Granny followed Sharansky’s story closely and I remember her deep concern over his persecution. She loved science and as a mathematician and a chess player, Sharansky was her kind of guy. So after the questions, I went over to see if I could meet him. He was surrounded by five men discussing politics and, for a moment, it seemed like I would never have a chance. (You know, Jews….) Then the group broke up and Sharansky was suddenly alone. I moved in quickly.

I said, “I just wanted to say something sentimental. In the ’70s, my grandmother–her name was Frances Cohn — worried so much about you. And she was so happy when you were released. She kept a photo of you from a magazine for a long time. I remember it. You had a big smile and very red cheeks. She would have been so proud to know that I got the chance to meet you.”

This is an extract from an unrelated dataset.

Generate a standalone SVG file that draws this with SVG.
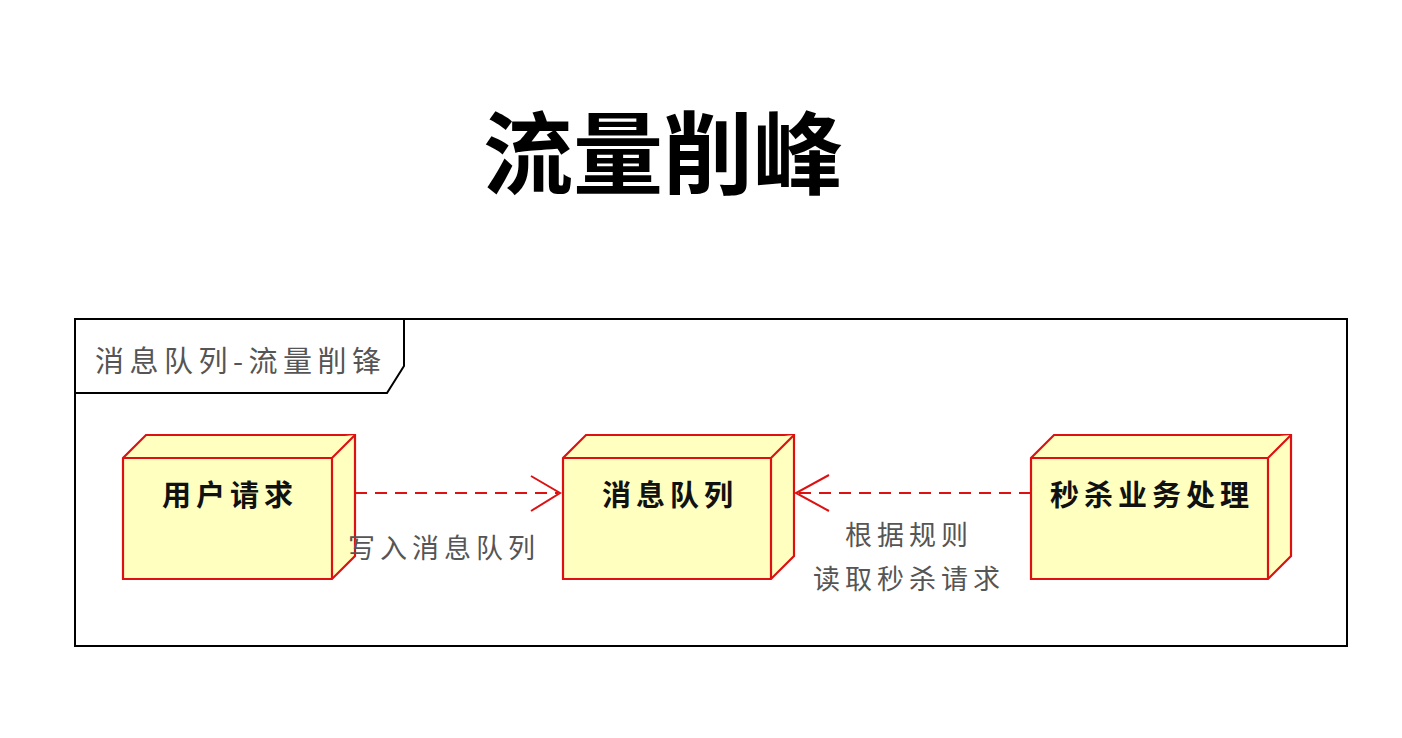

Sharansky nodded nicely, but seemed unsure how to respond since I hadn’t asked a question. He shook my hand and I leaned in and kissed him on both cheeks. He started to turn away, then thought of something and turned back to me with his finger in the air. He said, “I knew there were people who cared about me and that helped get me through.”

I couldn’t really speak after that. For so long, I had known one side of the story. Now I knew the other. More than 30 years ago, there was a beloved grandmother living in Jewish Community Housing for the Elderly in Brighton, Mass., who felt connected to a young Russian mathematician imprisoned in Siberia. She worried and feared for his life. But what I learned this week is that the young Russian mathematician in Siberia felt the connection, too.

Writing this, my chest still feels constricted. It’s a feeling both global and personal. I wish Israel were at peace and anti-Semitism was declining. And I wish I could call Granny and tell her that I met Natan Sharansky.

Nell Scovell is a writer-director living in Los Angeles.